GOAL — Omit the pictures and print exactly the lines of the listing below, starting at the first and ending at the line containing "from matplotlib.lines import Line2D".

MATERIAL PROVIDED —
....
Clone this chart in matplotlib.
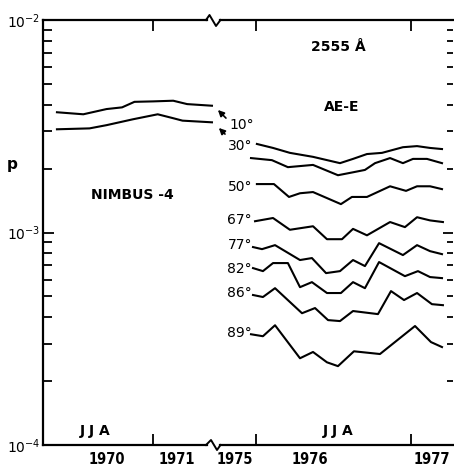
import numpy as np
import matplotlib
matplotlib.use('Agg')
import matplotlib.pyplot as plt
from matplotlib.lines import Line2D

# Datos (p en unidades de 1e-3)
nimbus_10_yr = [1970.38, 1970.55, 1970.70, 1970.80, 1970.88, 1971.00, 1971.13, 1971.22, 1971.38]
nimbus_10_p = [3.68, 3.60, 3.81, 3.88, 4.12, 4.14, 4.17, 4.02, 3.95]
nimbus_30_yr = [1970.38, 1970.59, 1970.70, 1970.87, 1971.03, 1971.13, 1971.19, 1971.38]
nimbus_30_p = [3.06, 3.09, 3.20, 3.41, 3.60, 3.45, 3.36, 3.30]

ae_10_yr = [1976.006, 1976.110, 1976.219, 1976.368, 1976.542, 1976.626, 1976.716, 1976.813, 1976.948, 1977.039, 1977.123, 1977.200]
ae_10_p = [2.61, 2.50, 2.37, 2.27, 2.12, 2.22, 2.34, 2.37, 2.52, 2.55, 2.50, 2.47]
ae_30_yr = [1975.968, 1976.103, 1976.206, 1976.368, 1976.529, 1976.626, 1976.703, 1976.768, 1976.865, 1976.948, 1977.013, 1977.103, 1977.200]
ae_30_p = [2.24, 2.19, 2.03, 2.08, 1.86, 1.92, 1.97, 2.12, 2.24, 2.12, 2.22, 2.22, 2.12]
ae_50_yr = [1976.006, 1976.116, 1976.213, 1976.284, 1976.368, 1976.548, 1976.619, 1976.716, 1976.865, 1976.968, 1977.039, 1977.123, 1977.200]
ae_50_p = [1.69, 1.69, 1.47, 1.53, 1.55, 1.36, 1.47, 1.47, 1.65, 1.57, 1.65, 1.65, 1.60]
ae_67_yr = [1975.994, 1976.110, 1976.219, 1976.368, 1976.458, 1976.555, 1976.626, 1976.716, 1976.865, 1976.961, 1977.039, 1977.123, 1977.206]
ae_67_p = [1.13, 1.17, 1.03, 1.07, 0.93, 0.93, 1.04, 0.97, 1.12, 1.06, 1.18, 1.14, 1.12]
ae_77_yr = [1975.981, 1976.039, 1976.123, 1976.284, 1976.361, 1976.452, 1976.542, 1976.626, 1976.703, 1976.794, 1976.948, 1977.039, 1977.123, 1977.200]
ae_77_p = [0.854, 0.835, 0.872, 0.742, 0.758, 0.644, 0.658, 0.742, 0.695, 0.891, 0.783, 0.872, 0.817, 0.791]
ae_82_yr = [1975.981, 1976.045, 1976.110, 1976.206, 1976.284, 1976.361, 1976.458, 1976.548, 1976.626, 1976.703, 1976.794, 1976.961, 1977.045, 1977.123, 1977.200]
ae_82_p = [0.680, 0.658, 0.718, 0.718, 0.553, 0.584, 0.519, 0.519, 0.584, 0.547, 0.726, 0.623, 0.658, 0.617, 0.610]
ae_86_yr = [1975.981, 1976.045, 1976.123, 1976.297, 1976.381, 1976.465, 1976.542, 1976.626, 1976.787, 1976.871, 1976.955, 1977.039, 1977.135, 1977.206]
ae_86_p = [0.508, 0.497, 0.547, 0.417, 0.441, 0.387, 0.383, 0.427, 0.413, 0.530, 0.481, 0.519, 0.460, 0.455]
ae_89_yr = [1975.968, 1976.045, 1976.123, 1976.284, 1976.368, 1976.458, 1976.529, 1976.632, 1976.800, 1977.026, 1977.129, 1977.200]
ae_89_p = [0.332, 0.325, 0.366, 0.256, 0.274, 0.245, 0.235, 0.276, 0.268, 0.363, 0.305, 0.289]

ae_curves = [(ae_10_yr, ae_10_p), (ae_30_yr, ae_30_p), (ae_50_yr, ae_50_p), (ae_67_yr, ae_67_p),
             (ae_77_yr, ae_77_p), (ae_82_yr, ae_82_p), (ae_86_yr, ae_86_p), (ae_89_yr, ae_89_p)]

# etiquetas de latitud a la izquierda de las curvas AE-E
lat_labels = ['30°', '50°', '67°', '77°', '82°', '86°', '89°']
lat_label_p = [2.55, 1.636, 1.144, 0.872, 0.6725, 0.5186, 0.336]

# etiquetas de anos del eje x
left_year_labels = ['1970', '1971']
left_year_pos = [1970.70, 1971.155]
right_year_labels = ['1975', '1976', '1977']
right_year_pos = [1975.865, 1976.35, 1977.135]

W, H = 454, 467
fig = plt.figure(figsize=(W / 100, H / 100), dpi=100)

def fx(px):
    return px / W

def fy(py):
    return 1 - py / H

top_px, bot_px = 20, 445
ax1 = fig.add_axes([fx(43), fy(bot_px), fx(207) - fx(43), fy(top_px) - fy(bot_px)])
ax2 = fig.add_axes([fx(220), fy(bot_px), fx(453) - fx(220), fy(top_px) - fy(bot_px)], sharey=ax1)

lw = 1.5
ax1.plot(nimbus_10_yr, np.array(nimbus_10_p) * 1e-3, color='black', lw=lw, clip_on=False)
ax1.plot(nimbus_30_yr, np.array(nimbus_30_p) * 1e-3, color='black', lw=lw, clip_on=False)
for yr, p in ae_curves:
    ax2.plot(yr, np.array(p) * 1e-3, color='black', lw=lw)

ax1.set_yscale('log')
ax1.set_ylim(1e-4, 1e-2)
ax1.set_xlim(1970.290, 1971.348)
ax2.set_xlim(1975.768, 1977.271)

# ejes y marcas
for ax in (ax1, ax2):
    for s in ax.spines.values():
        s.set_linewidth(1.6)
    ax.spines['right'].set_visible(False)
    ax.tick_params(axis='x', which='major', direction='in', top=True, bottom=True,
                   length=8, width=1.3, labelbottom=False)
    ax.tick_params(axis='x', which='minor', length=0, labelsize=10.5, pad=5)
ax2.spines['left'].set_visible(False)

year_font = dict(family='DejaVu Sans', fontstretch='condensed', fontweight='bold')
ax1.set_xticks([1971.0])
ax1.set_xticks(left_year_pos, minor=True)
ax1.set_xticklabels(left_year_labels, minor=True, **year_font)
ax2.set_xticks([1976.0, 1977.0])
ax2.set_xticks(right_year_pos, minor=True)
ax2.set_xticklabels(right_year_labels, minor=True, **year_font)

ax1.tick_params(axis='y', which='both', direction='in', left=True, right=False, width=1.3, pad=2,
                labelsize=10)
ax1.tick_params(axis='y', which='major', length=8)
ax1.tick_params(axis='y', which='minor', length=6.5)
ax2.tick_params(axis='y', which='both', direction='in', left=False, right=True, labelleft=False,
                labelright=False, width=1.3)
ax2.tick_params(axis='y', which='major', length=7)
ax2.tick_params(axis='y', which='minor', length=4.5)

ax1.set_ylabel('p', rotation=0, fontsize=11, fontweight='bold')
ax1.yaxis.set_label_coords(-0.19, 0.642)

# textos
bold = dict(fontsize=10, fontweight='bold', ha='center', va='center')
ax2.text(1976.53, 7.46e-3, '2555 Å', **bold)
ax2.text(1976.555, 3.89e-3, 'AE-E', **bold)
ax1.text(1970.865, 1.5e-3, 'NIMBUS -4', **bold)
ax1.text(1970.626, 1.16e-4, 'J J A', **bold)
ax2.text(1976.53, 1.17e-4, 'J J A', **bold)

for lab, p in zip(lat_labels, lat_label_p):
    ax2.text(1975.975, p * 1e-3, lab, fontsize=10, ha='right', va='center')
ax2.text(1975.826, 3.2e-3, '10°', fontsize=10, ha='left', va='center')

# flechas hacia las curvas de Nimbus
arrow = dict(arrowstyle='-|>', color='black', lw=1.2, mutation_scale=9)
ax2.annotate('', xy=(1975.742, 3.853e-3), xytext=(1975.819, 3.382e-3),
             arrowprops=arrow, annotation_clip=False)
ax2.annotate('', xy=(1975.748, 3.17e-3), xytext=(1975.813, 2.844e-3),
             arrowprops=arrow, annotation_clip=False)

# simbolo de corte del eje
for pts in ([(206, 20), (209.5, 15), (216, 26), (220.5, 20)],
            [(206, 445), (211, 440), (217, 450), (220.5, 445)]):
    xs = [fx(p[0]) for p in pts]
    ys = [fy(p[1]) for p in pts]
    fig.add_artist(Line2D(xs, ys, transform=fig.transFigure, color='black', lw=1.4))

plt.savefig('out.png', dpi=100)
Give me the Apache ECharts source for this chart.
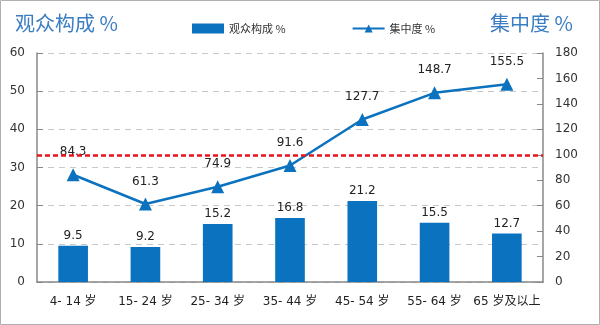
<!DOCTYPE html>
<html><head><meta charset="utf-8">
<script src="https://cdn.jsdelivr.net/npm/echarts@6/dist/echarts.min.js"></script>
<style>html,body{margin:0;padding:0;background:#fff}#c{width:600px;height:325px}</style>
</head><body><div id="c"></div>
<script>
var categories = ['4- 14 岁','15- 24 岁','25- 34 岁','35- 44 岁','45- 54 岁','55- 64 岁','65 岁及以上'];
var audienceShare = [9.5, 9.2, 15.2, 16.8, 21.2, 15.5, 12.7];
var concentration = [84.3, 61.3, 74.9, 91.6, 127.7, 148.7, 155.5];
var referenceLevel = 100;
var leftTicks = {min:0, max:60, interval:10};
var rightTicks = {min:0, max:180, interval:20};

var blue = '#0a72bf';
var font = '"DejaVu Sans", "Noto Sans CJK SC", sans-serif';
var chart = echarts.init(document.getElementById('c'), null, {renderer:'canvas'});
chart.setOption({
  animation:false,
  textStyle:{fontFamily:font},
  title:[
    {text:'观众构成 %', left:10, top:8, textStyle:{fontSize:20, fontWeight:'normal', color:'#3a7dc2', fontFamily:'"Noto Sans CJK SC", sans-serif'}},
    {text:'集中度 %', right:22, top:8, textStyle:{fontSize:20, fontWeight:'normal', color:'#3a7dc2', fontFamily:'"Noto Sans CJK SC", sans-serif'}}
  ],
  legend:{
    top:18, left:187, itemGap:66, itemWidth:32, itemHeight:10,
    textStyle:{fontSize:11, color:'#333', fontFamily:'"Noto Sans CJK SC", sans-serif'},
    data:[{name:'观众构成 %', icon:'rect'}, {name:'集中度 %'}]
  },
  graphic:[{type:'rect', shape:{x:0.5,y:0.5,width:599,height:324}, style:{fill:'none', stroke:'#b0b0b0', lineWidth:1}, silent:true}],
  grid:{left:37, right:57, top:53, bottom:43},
  xAxis:{
    type:'category', data:categories,
    axisLine:{lineStyle:{color:'#888', width:1.5}},
    axisTick:{inside:true, length:5, lineStyle:{color:'#888'}},
    axisLabel:{color:'#222', fontSize:12, margin:14, interval:0, fontFamily:font}
  },
  yAxis:[
    {type:'value', min:leftTicks.min, max:leftTicks.max, interval:leftTicks.interval,
     axisLine:{show:true, lineStyle:{color:'#888', width:1.5}},
     axisTick:{show:true, inside:true, length:6, lineStyle:{color:'#888'}},
     axisLabel:{color:'#333', fontSize:12, margin:12},
     splitLine:{show:true, lineStyle:{color:'#c8c8c8', type:[6,5]}}},
    {type:'value', min:rightTicks.min, max:rightTicks.max, interval:rightTicks.interval,
     axisLine:{show:true, lineStyle:{color:'#888', width:1.5}},
     axisTick:{show:true, inside:true, length:6, lineStyle:{color:'#888'}},
     axisLabel:{color:'#333', fontSize:12, margin:12},
     splitLine:{show:false}}
  ],
  series:[
    {name:'观众构成 %', type:'bar', data:audienceShare, barWidth:'41%', yAxisIndex:0,
     itemStyle:{color:blue},
     label:{show:true, position:'top', color:'#222', fontSize:12, distance:4}},
    {name:'集中度 %', type:'line', data:concentration, yAxisIndex:1,
     symbol:'triangle', symbolSize:13,
     lineStyle:{color:blue, width:2.5}, itemStyle:{color:blue},
     label:{show:true, position:'top', color:'#222', fontSize:12, distance:10},
     markLine:{silent:true, symbol:'none', label:{show:false},
       lineStyle:{color:'#e8141b', type:[5,3], width:2.5},
       data:[{yAxis:referenceLevel}]}}
  ]
});
</script></body></html>
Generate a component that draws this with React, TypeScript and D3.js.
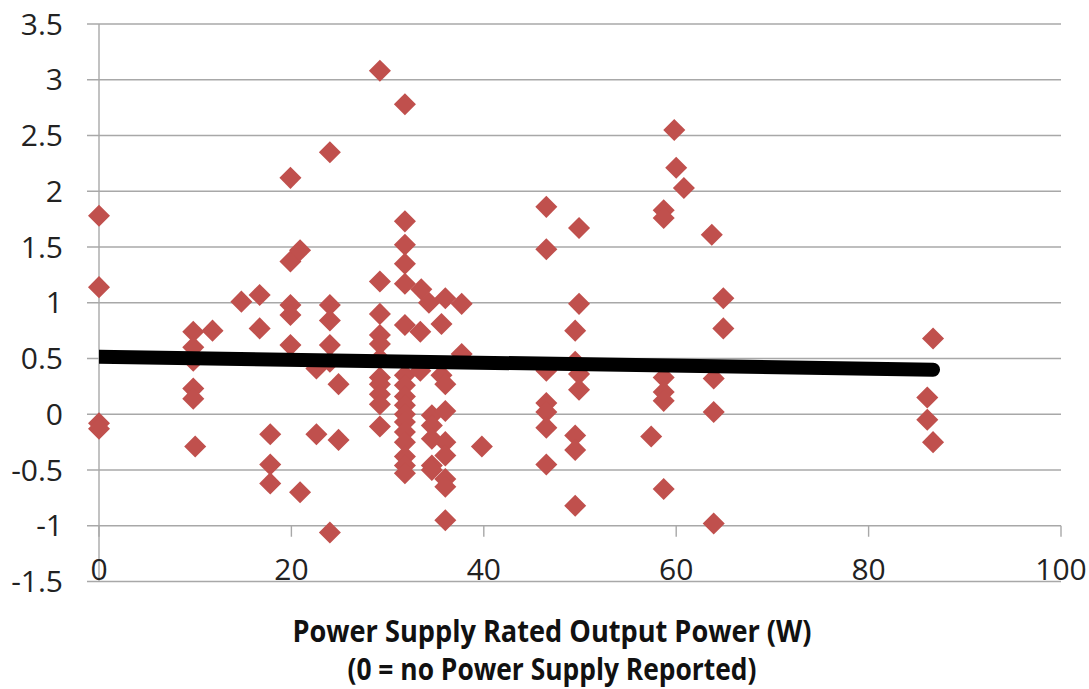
....
WRITTEN ANSWER —
Clone this chart in matplotlib.
import numpy as np
import matplotlib
matplotlib.use('Agg')
import matplotlib.pyplot as plt
from matplotlib.lines import Line2D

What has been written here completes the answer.